Have you ever run a script and suddenly had the interface stop responding or the terminal appear frozen? This is extremely common among developers moving beyond the basics. By default, Python executes instructions sequentially: one after another. If a task takes a long time (downloading a large file, processing thousands of records), everything else must wait. This is where Python threading comes in, a technique for running multiple tasks simultaneously and preventing your applications from locking up.
Why does your script freeze?
Imagine following a cake recipe: you mix the batter, put it in the oven, and then stand in front of the oven for 40 minutes, unable to wash dishes or set the table. In programming, this is called synchronous or sequential execution. When a script needs to read a large file or make a web request, it sends the request and “blocks,” waiting for the response. During that wait, the processor is idle, but your program appears frozen to the user.

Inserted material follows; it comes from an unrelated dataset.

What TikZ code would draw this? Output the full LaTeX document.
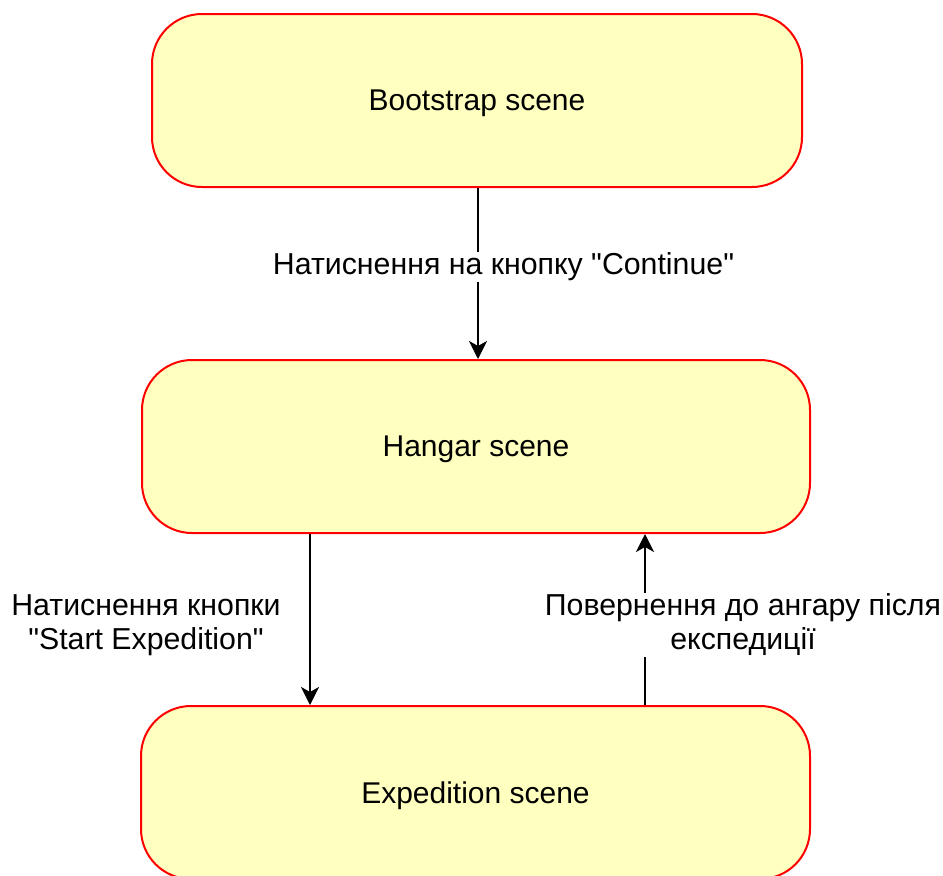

What is threading in Python?
A “thread” is the smallest unit of processing that can be managed by the operating system. Python threading lets your program execute multiple threads within the same process. Back to the kitchen: while the cake is baking, you can start washing the dishes. You are still one person (one process), but managing multiple tasks by rapidly alternating between them.
Threading is different from multiprocessing. Threading shares the same memory space; multiprocessing uses multiple CPU cores truly in parallel. Python has the Global Interpreter Lock (GIL), which ensures only one thread executes Python code at a time. This sounds like a limitation, but for tasks involving waiting (network, disk), threading is highly efficient. For a deep dive on the GIL, see Python GIL explained.
Practical example: simulating downloads without freezing
import threading
import time
def download_file(name):
print(f"Starting download of {name}...")
time.sleep(3) # Simulating a slow task
print(f"Download of {name} complete!")
# Create threads
t1 = threading.Thread(target=download_file, args=("Report.pdf",))
t2 = threading.Thread(target=download_file, args=("Image.png",))
# Start threads
t1.start()
t2.start()
print("Main program continues running!")
# Wait for threads to finish
t1.join()
t2.join()
print("All downloads complete.")The .join() method tells the main program: “wait here until this thread finishes before continuing.” Without it, the script might exit before the downloads complete. The official Python threading documentation covers all available classes and methods.
Preventing GUI freezes
One of the biggest uses of threading is in GUI applications. If you run a heavy function directly on a button click in Tkinter, the window’s MainLoop pauses and the window shows “Not Responding.” Always fire heavy logic in a separate thread so the MainLoop keeps running smoothly while processing happens in the background.
Race conditions and Lock
When multiple threads try to modify the same variable simultaneously, a race condition can corrupt data. Use a Lock object to prevent this: when one thread is accessing shared data, it “locks” access so other threads must wait.
import threading
lock = threading.Lock()
counter = 0
def increment():
global counter
with lock: # Only one thread enters this block at a time
counter += 1
threads = [threading.Thread(target=increment) for _ in range(1000)]
for t in threads:
t.start()
for t in threads:
t.join()
print(f"Final counter: {counter}") # Always 1000ThreadPoolExecutor: the cleaner approach
For managing many threads, use concurrent.futures.ThreadPoolExecutor instead of creating threads manually. It manages a pool of threads for you, reusing them and handling cleanup automatically:
from concurrent.futures import ThreadPoolExecutor
def process_item(item):
# Simulate work
return item * 2
items = [1, 2, 3, 4, 5]
with ThreadPoolExecutor(max_workers=3) as executor:
results = list(executor.map(process_item, items))
print(results) # [2, 4, 6, 8, 10]Best practices summary
- Use ThreadPoolExecutor for managing multiple threads instead of manual creation.
- Daemon threads: Set
daemon=Truefor background monitor threads that should die when the main program exits. - Avoid CPU-bound tasks: For heavy calculations, threading does not help due to the GIL. Use
multiprocessingor NumPy instead. - Use logging over print: Python’s logging module is thread-safe and identifies which thread produced each message.
Frequently asked questions
Does threading make Python faster?
For I/O-bound tasks (waiting), yes. For CPU-bound tasks (calculations), no, due to the GIL.
What is the difference between start() and run()?
start() launches the function in a new thread. run() executes the function in the current thread sequentially.
What happens if I forget join()?
The main program continues its execution. Non-daemon threads will keep the process alive until they finish.
How do I stop a thread forcefully?
The threading module does not provide a safe way to kill a thread. Use a control variable (flag) that the thread itself checks to exit the loop.